Molecular basis of interferon-gamma and lipopolysaccharide enhancement of phagocyte respiratory burst capability. Studies on the gene expression of several NADPH oxidase components.

In this study, we analyzed the expression of genes encoding for components of the phagocyte superoxide anion-generating system in human phagocytes treated with interferon-gamma (IFN-gamma) or lipopolysaccharide (LPS). Human neutrophils express high levels of the 47-kDa cytosolic factor (p47-phox), which are down-regulated after treatment with IFN-gamma, but not with LPS. On the contrary, the steady-state levels of the heavy chain subunit of cytochrome b558 (gp91-phox) were increased by IFN-gamma and LPS in human monocyte-derived macrophages and neutrophils in a time- and dose-dependent fashion, whereas cytochrome b558 light chain subunit (p22-phox) mRNA was not influenced by either agent. Studies on post-transcriptional regulation at the level of mRNA stability indicate that, in neutrophils, IFN-gamma has no influence on gp91-phox and p47-phox mRNA half-lives.

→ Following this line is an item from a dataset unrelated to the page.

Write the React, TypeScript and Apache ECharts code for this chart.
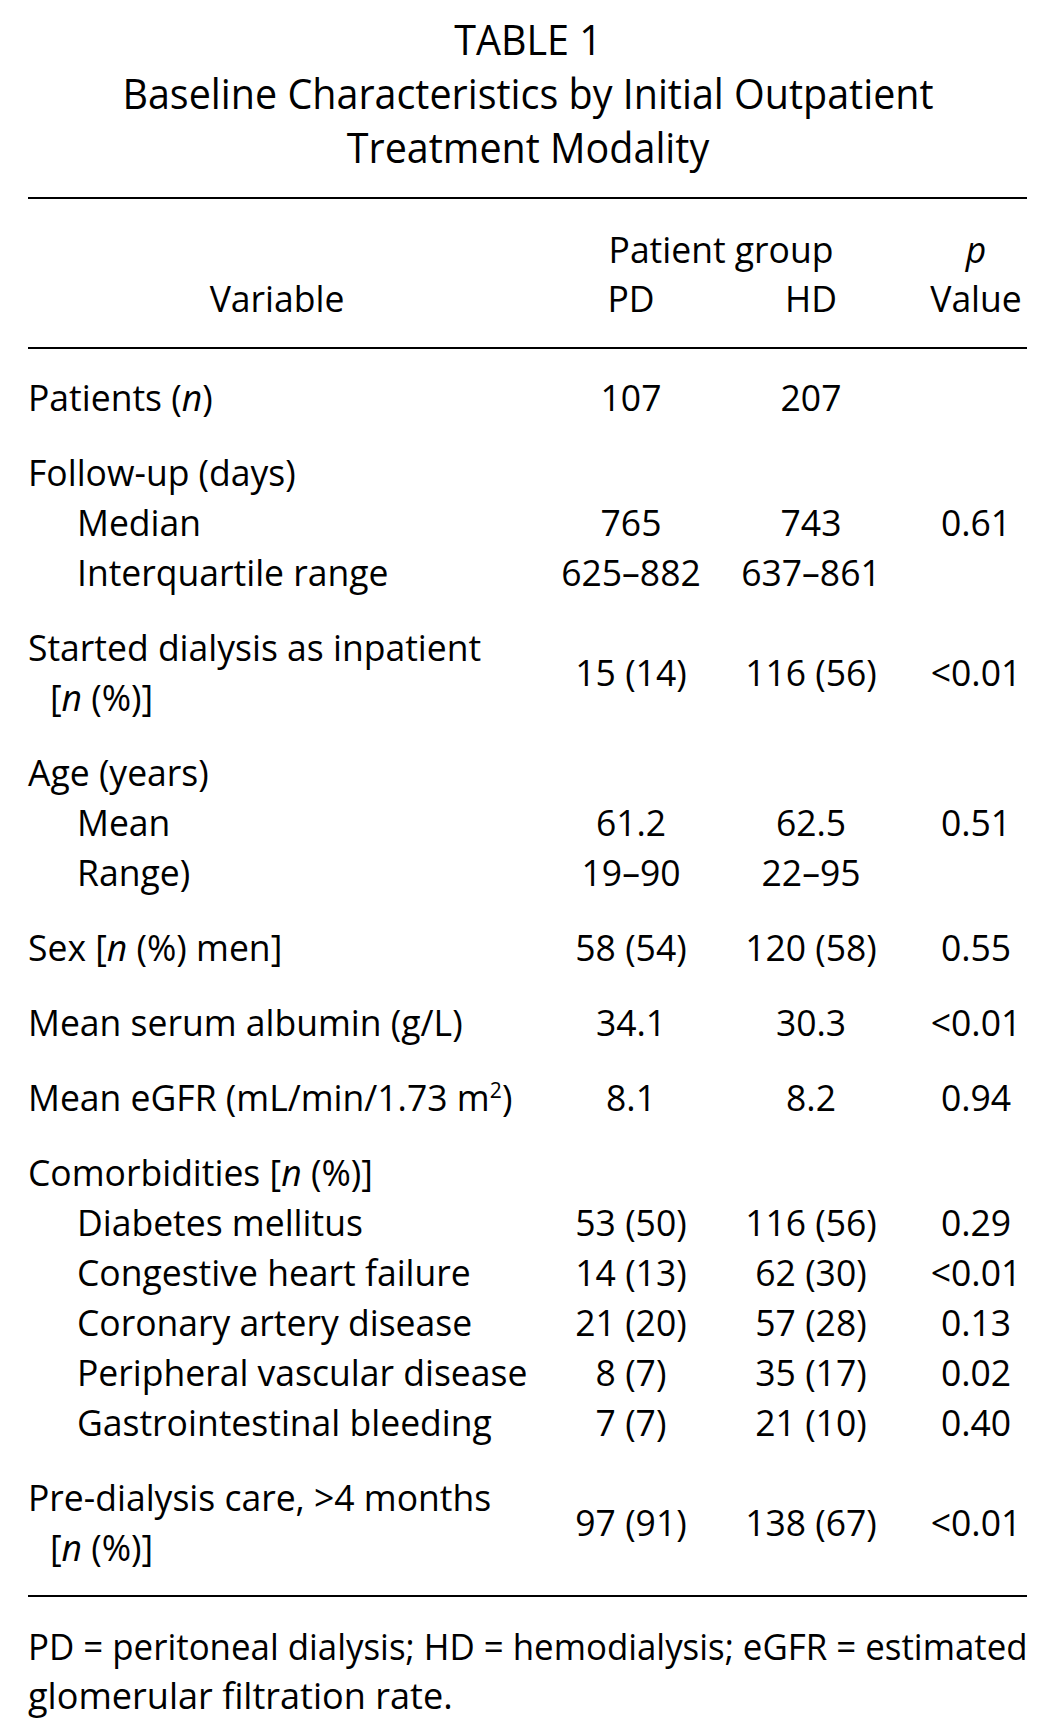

The content of the two cytochrome b558 subunits was quantified by enzyme-linked immunosorbent assay, which revealed that, in neutrophils, gp91-phox levels doubled after 4 h of treatment with IFN-gamma or LPS. Monocyte/macrophage maturation was associated with a gradual decrease in gp91-phox mRNA and protein levels, which were both restored by treatment with IFN-gamma for 24-48 h. These results suggest that induction of the gp91-phox gene and protein product by IFN-gamma or LPS is an important requirement in the mechanism of the enhancement of neutrophil and macrophage oxidative metabolism.